De Barra’s Pub in Klonakilty, West Cork
I’ve always been a fan of Assam tea (the main component of most Irish tea blends), but fortunately, I went on a serious Assam binge a few months back, when we had the privilege to have The Tea Spot’s Assam tea and Steeping Mug featured on the Anderson Cooper show. Just like many of Anderson’s viewers, I think – consciously or not, – I expected that drinking only Assam might make me a bit more like the amazing Dame Judy Dench – the plug on his live show for the tea (she drinks only Assam). Good thing – because in Ireland, tea means an Irish tea blend (just like beer means stout) in a little BAG. According to the UK Tea Council, over 90% of the tea consumed in Great Britain is in bag form, stunningly comparable to the popularity of the tea bag in the United States, and I suspect, Ireland. The way I was able to get flavor out of the bag, was to use two per serving.
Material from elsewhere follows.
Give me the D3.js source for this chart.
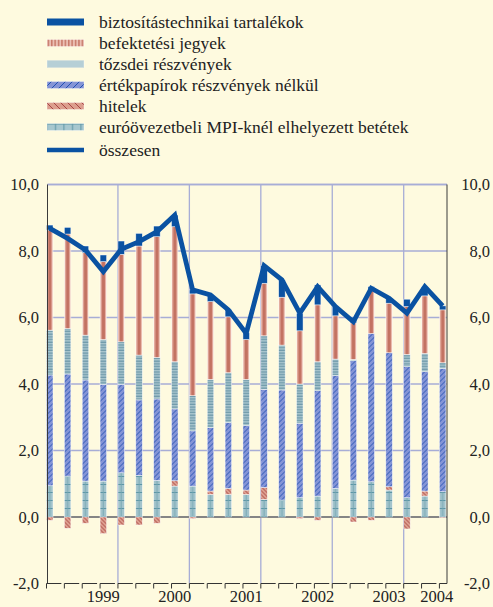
<!DOCTYPE html>
<html><head><meta charset="utf-8">
<script src="https://cdn.jsdelivr.net/npm/d3@7"></script>
<style>
html,body{margin:0;padding:0;background:#FEFADF;}
svg{display:block;}
text{font-family:"Liberation Serif","Times New Roman","Tinos","DejaVu Serif","Noto Serif",serif;fill:#222;}
</style></head><body>
<svg id="c" width="493" height="607"></svg>
<script>
// ---- data (quarters 1999 Q1 – 2004 Q3) ----
const categories = ["1999 I.","1999 II.","1999 III.","1999 IV.","2000 I.","2000 II.","2000 III.","2000 IV.",
  "2001 I.","2001 II.","2001 III.","2001 IV.","2002 I.","2002 II.","2002 III.","2002 IV.",
  "2003 I.","2003 II.","2003 III.","2003 IV.","2004 I.","2004 II.","2004 III."];
const biztositas = [0.15,0.20,0.20,0.20,0.40,0.38,0.32,0.35,0.12,0.20,0.22,0.20,0.53,0.52,0.53,0.60,0.28,0.17,0.10,0.15,0.22,0.28,0.12];
const befektetesi = [3.01,2.84,2.48,2.34,2.63,3.28,3.63,4.06,3.06,2.34,1.68,1.20,1.58,1.44,1.60,1.71,1.30,1.10,1.31,1.49,1.44,1.73,1.59];
const tozsdei = [1.35,1.37,1.35,1.35,1.28,1.35,1.25,1.42,1.06,1.45,1.50,1.39,1.61,1.35,1.18,0.87,0.50,0.04,0.00,0.00,0.37,0.55,0.17];
const ertekpapirok = [3.33,3.07,3.04,2.91,2.66,2.27,2.45,2.16,1.66,1.91,1.98,1.94,2.95,3.31,2.24,3.17,3.39,3.59,4.46,4.03,3.94,3.59,3.71];
const hitelek = [-0.10,-0.34,-0.19,-0.50,-0.24,-0.24,-0.19,0.16,-0.05,0.10,0.18,0.13,0.36,0.00,-0.05,-0.10,0.00,-0.15,-0.10,0.10,-0.36,0.15,-0.02];
const mpiBetetek = [0.94,1.23,1.08,1.08,1.33,1.25,1.10,0.93,0.93,0.68,0.68,0.68,0.53,0.51,0.58,0.63,0.86,1.11,1.06,0.81,0.58,0.63,0.76];
const osszesen = [8.68,8.38,8.03,7.38,8.05,8.28,8.58,9.08,6.83,6.68,6.23,5.52,7.56,7.13,6.13,6.93,6.33,5.87,6.88,6.58,6.13,6.93,6.35];
const yTicks = [-2,0,2,4,6,8,10];
const yearLabels = ["1999","2000","2001","2002","2003","2004"];
const yearLabelAt = [3,7,11,15,19,22];
const legendNames = ["biztosítástechnikai tartalékok","befektetési jegyek","tőzsdei részvények",
  "értékpapírok részvények nélkül","hitelek","euróövezetbeli MPI-knél elhelyezett betétek","összesen"];

// ---- layout ----
const svg = d3.select("#c");
const L = 47.5, R = 447, T = 184.5, B = 583.5;
const step = 17.86, barW = 6.5, x0 = 46.5;
const x = d3.scaleBand().domain(categories).range([x0, x0 + step*categories.length]).padding(0);
const y = d3.scaleLinear().domain([-2,10]).range([B,T]);
const fmt = v => d3.format(".1f")(v).replace(".",",").replace("−","-");

// ---- patterns ----
const defs = svg.append("defs");
function pat(id, w, h, draw, px){
  const p = defs.append("pattern").attr("id",id).attr("patternUnits","userSpaceOnUse")
    .attr("width",w).attr("height",h).attr("x",px||0).attr("y",0);
  draw(p); return p;
}
pat("bef", step, 10, p=>{
  p.append("rect").attr("width",barW).attr("height",10).attr("fill","#E8B5A8");
  p.append("rect").attr("x",1.6).attr("width",3.3).attr("height",10).attr("fill","#C37262");
}, x0);
pat("tozs", step, 2.7, p=>{
  p.append("rect").attr("width",step).attr("height",2.7).attr("fill","#A9C6CE");
  p.append("rect").attr("y",1.4).attr("width",step).attr("height",1.3).attr("fill","#6F9AAA");
}, x0);
pat("ert", 5, 5, p=>{
  p.append("rect").attr("width",5).attr("height",5).attr("fill","#8494D6");
  p.append("path").attr("d","M0,5 L5,0 M-1,1 L1,-1 M4,6 L6,4").attr("stroke","#2250B2").attr("stroke-width",0.9);
}, x0);
pat("hit", 4, 4, p=>{
  p.append("rect").attr("width",4).attr("height",4).attr("fill","#DC9E8E");
  p.append("path").attr("d","M0,0 L4,4 M-1,3 L1,5 M3,-1 L5,1").attr("stroke","#A84444").attr("stroke-width",0.9);
}, x0);
pat("mpi", step, 8, p=>{
  p.append("rect").attr("width",step).attr("height",8).attr("fill","#A2C3CB");
  p.append("rect").attr("y",4).attr("width",step).attr("height",1).attr("fill","#5C96A6");
  p.append("rect").attr("x",barW/2-0.5).attr("width",0.9).attr("height",8).attr("fill","#74A6B2");
}, x0);
pat("lbef", 3.4, 8, p=>{
  p.append("rect").attr("width",3.4).attr("height",8).attr("fill","#EBC0B4");
  p.append("rect").attr("width",1.5).attr("height",8).attr("fill","#C87A6A");
});
pat("ltozs", 8, 8, p=>{
  p.append("rect").attr("width",8).attr("height",8).attr("fill","#B6CFD6");
  p.append("rect").attr("y",3).attr("width",8).attr("height",2).attr("fill","#7BA4B2");
});
pat("lert", 7, 7, p=>{
  p.append("rect").attr("width",7).attr("height",7).attr("fill","#8494D6");
  p.append("path").attr("d","M0,7 L7,0 M-1,1 L1,-1 M6,8 L8,6").attr("stroke","#2250B2").attr("stroke-width",1);
});
pat("lhit", 7, 7, p=>{
  p.append("rect").attr("width",7).attr("height",7).attr("fill","#DC9E8E");
  p.append("path").attr("d","M0,0 L7,7 M-1,6 L1,8 M6,-1 L8,1").attr("stroke","#A84444").attr("stroke-width",1);
});
pat("lmpi", 8.5, 8, p=>{
  p.append("rect").attr("width",8.5).attr("height",8).attr("fill","#A7C7CF");
  p.append("rect").attr("y",3.5).attr("width",8.5).attr("height",1).attr("fill","#5C96A6");
  p.append("rect").attr("x",4).attr("width",1).attr("height",8).attr("fill","#5C96A6");
});

// ---- grid ----
const grid = svg.append("g");
grid.selectAll("line.h").data(yTicks.filter(v=>v>0)).join("line")
  .attr("x1",L).attr("x2",R).attr("y1",d=>y(d)).attr("y2",d=>y(d))
  .attr("stroke","#A7ADD6").attr("stroke-width",1.3);
grid.selectAll("line.v").data(categories.filter((c,i)=>i>0 && i%4===0)).join("line")
  .attr("x1",d=>x(d)).attr("x2",d=>x(d)).attr("y1",T).attr("y2",B)
  .attr("stroke","#A7ADD6").attr("stroke-width",1.3);
svg.append("line").attr("x1",L).attr("x2",R).attr("y1",y(0)).attr("y2",y(0))
  .attr("stroke","#858585").attr("stroke-width",2);

// ---- stacked bars ----
const keys = ["mpi","hit","ert","tozs","bef","biz"];
const rows = categories.map((c,i)=>({cat:c, mpi:mpiBetetek[i], hit:hitelek[i], ert:ertekpapirok[i],
  tozs:tozsdei[i], bef:befektetesi[i], biz:biztositas[i]}));
const stack = d3.stack().keys(keys).offset(d3.stackOffsetDiverging)(rows);
const fills = {mpi:"url(#mpi)",hit:"url(#hit)",ert:"url(#ert)",tozs:"url(#tozs)",bef:"url(#bef)",biz:"#0A52A2"};
svg.append("g").selectAll("g").data(stack).join("g")
  .attr("fill",s=>fills[s.key])
  .selectAll("rect").data(s=>s.filter(d=>Math.abs(d[1]-d[0])>0.001)).join("rect")
  .attr("x",d=>x(d.data.cat)).attr("width",barW)
  .attr("y",d=>y(Math.max(d[0],d[1]))).attr("height",d=>Math.abs(y(d[0])-y(d[1])))
  .attr("stroke","rgba(255,255,255,0.75)").attr("stroke-width",0.6);

// ---- frame ----
svg.append("line").attr("x1",L).attr("x2",R).attr("y1",T).attr("y2",T).attr("stroke","#A7ADD6").attr("stroke-width",1.3);
svg.append("line").attr("x1",L).attr("x2",L).attr("y1",T).attr("y2",B).attr("stroke","#3a3a3a").attr("stroke-width",1);
svg.append("line").attr("x1",R).attr("x2",R).attr("y1",T).attr("y2",B).attr("stroke","#3a3a3a").attr("stroke-width",1);
svg.append("g").selectAll("path").data(categories).join("path")
  .attr("d",(d,i)=>{const a=x(d), b=Math.min(a+step-3, R); return `M${a},${B+5}V${B}H${b}`;})
  .attr("fill","none").attr("stroke","#333").attr("stroke-width",1);

// ---- total line ----
svg.append("path").datum(osszesen)
  .attr("d",d3.line().x((d,i)=>x(categories[i])+barW/2).y(d=>y(d)))
  .attr("fill","none").attr("stroke","#0A52A2").attr("stroke-width",4.8).attr("stroke-linejoin","miter");

// ---- axes labels ----
const lab = svg.append("g").attr("font-size","16.5px");
lab.selectAll("text.l").data(yTicks).join("text")
  .attr("x",39).attr("y",d=>y(d)).attr("dy","0.35em").attr("text-anchor","end").text(fmt);
lab.selectAll("text.r").data(yTicks).join("text")
  .attr("x",490).attr("y",d=>y(d)).attr("dy","0.35em").attr("text-anchor","end").text(fmt);
lab.selectAll("text.yr").data(yearLabels).join("text")
  .attr("x",(d,i)=>x(categories[yearLabelAt[i]])+barW/2 - (i===yearLabels.length-1?6:0))
  .attr("y",602).attr("text-anchor","middle").text(d=>d);

// ---- legend ----
const lg = svg.append("g");
const rowY = [22,43,64,85,106,127,150];
const lf = ["#0A52A2","url(#lbef)","url(#ltozs)","url(#lert)","url(#lhit)","url(#lmpi)","#0A52A2"];
legendNames.forEach((n,i)=>{
  const h = i===6 ? 4.5 : 7;
  lg.append("rect").attr("x",47).attr("y",rowY[i]-h/2).attr("width",37).attr("height",h).attr("fill",lf[i])
    .attr("stroke", i===0||i===6 ? "none" : "rgba(255,255,255,0.6)").attr("stroke-width",0.6);
  lg.append("text").attr("x",99).attr("y",rowY[i]).attr("dy","0.33em").attr("font-size","17.5px").text(n);
});
</script>
</body></html>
Our time was spent in wonderful West Cork (Corcaigh) County – at the southern tip of the Island. There’s lots of competition coming from the big city of Dublin, so you feel lots of pride for local Cork products. Lyons (from Dublin) is the biggest brand of tea in Ireland, so in Cork, there’s a good pull for the local big-brand – Barry’s. And in the supermarket of our local fairtrade town – there’s a third brand – Barber’s Daily – also from Cork. I pulled some locals into a tasting I did of all three teas. Although they’re all the same type of blend – Assam from India, and China black and/or Kenyan tea – they have remarkably different flavor profiles. We all picked an overwhelming favorite – it was Barry’s gold blend. Later on in the day, a restaurant proprietor came by (Neil, of the wonderful Pink Elephant – exquisite dining, magical Atlantic views across Courtmacsherry bay – not to miss if you’re ever in the area) and saw my tea boxes stacked up for a photo. Most casually, he remarked – the best one’s Barry’s Gold Blend – but the loose leaf tea version – not the bag. Thank you for confirming our passion for the leaf, Neil!